John Quiggin wrote recently that in his opinion the existence of unemployment is “the central issue of macroeconomics.”
It’s of course unsurprising but still striking that at a flagship economics conference the papers presented tend to shy away from tackling the real fundamentals. But the existence of unemployment is an important puzzle, and it’s important to note that it’s not just unemployed people. Downtown San Diego, for example, features a lot of unemployed storefronts these days. It’s simple enough to say that this has something to do with the real estate boom of some years ago and its subsequent unwinding, but you ought to be able to feel the tug of the classical intuition that this can’t really happen. There should be some non-zero price at which the storefronts lease.
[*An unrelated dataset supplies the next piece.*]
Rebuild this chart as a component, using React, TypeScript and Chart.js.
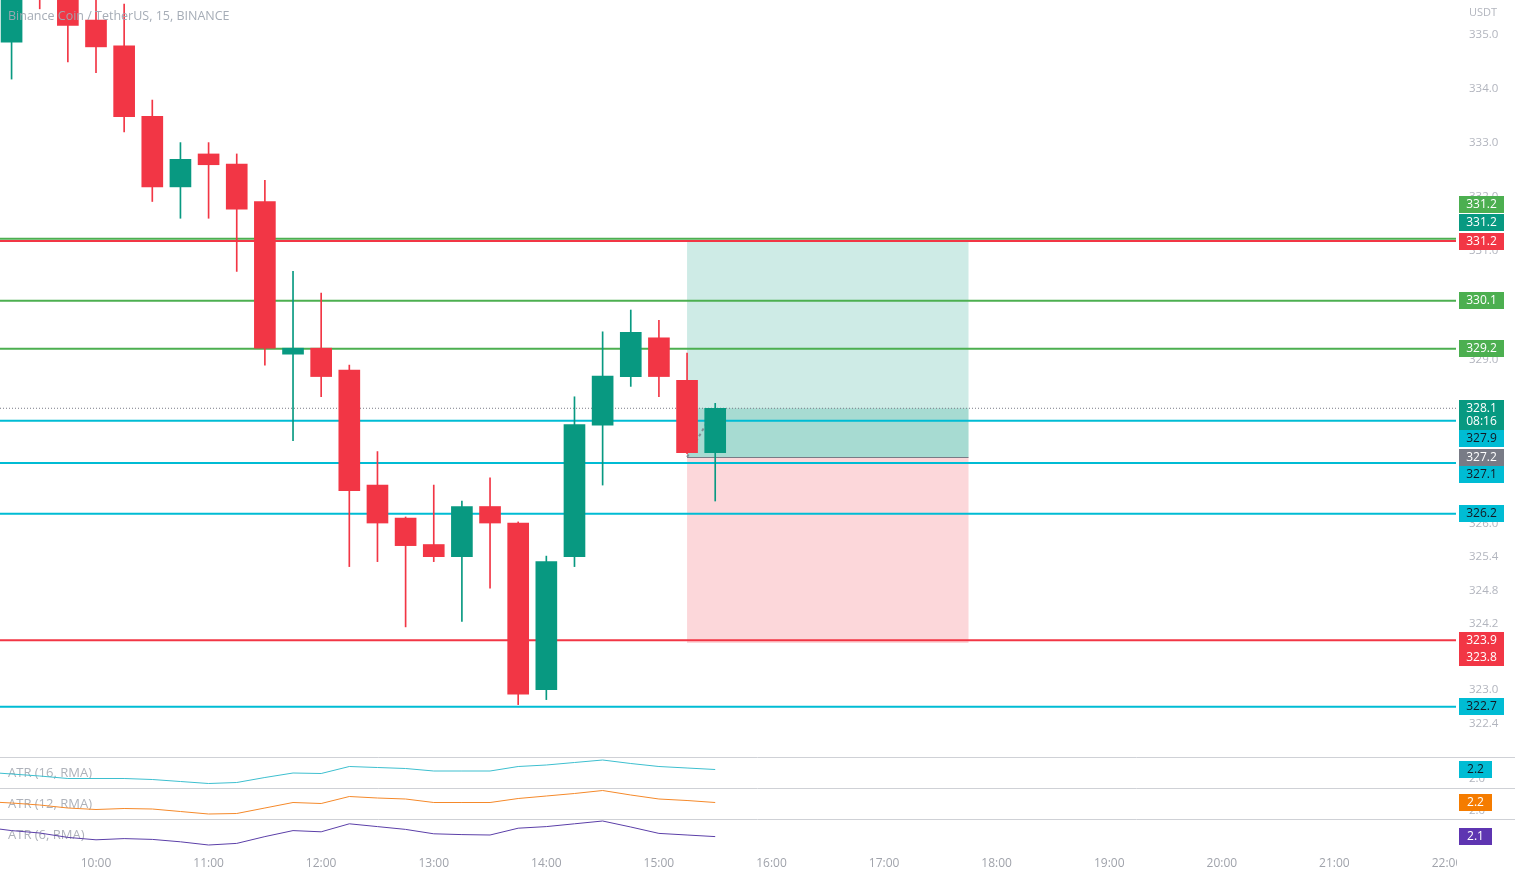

And yet there they stand vacant. And the idea that it’s microeconomics all the way down and unemployed storefronts must be caused by bad government regulations standing in the way of the market is even less plausible with regards to these storefronts than with regards to people. After all, this is relatively new construction that we’re talking about. Burdensome regulation should stop the buildings from being built in the first place, not induce people to build unleasable structures.
You need an actual theory of the macroeconomy to explain it. And most strikingly to explain the co-movements. It would be one thing if people were sometimes unemployed because there were no available storefronts for them to work in, or if storefronts were sometimes vacant because there were no people around to staff them. Situations like that do arise. But what also arises is situations where people and storefronts simultaneously become unemployed and then the economy seems to shift into a new equilibrium where people and physical capital go idle.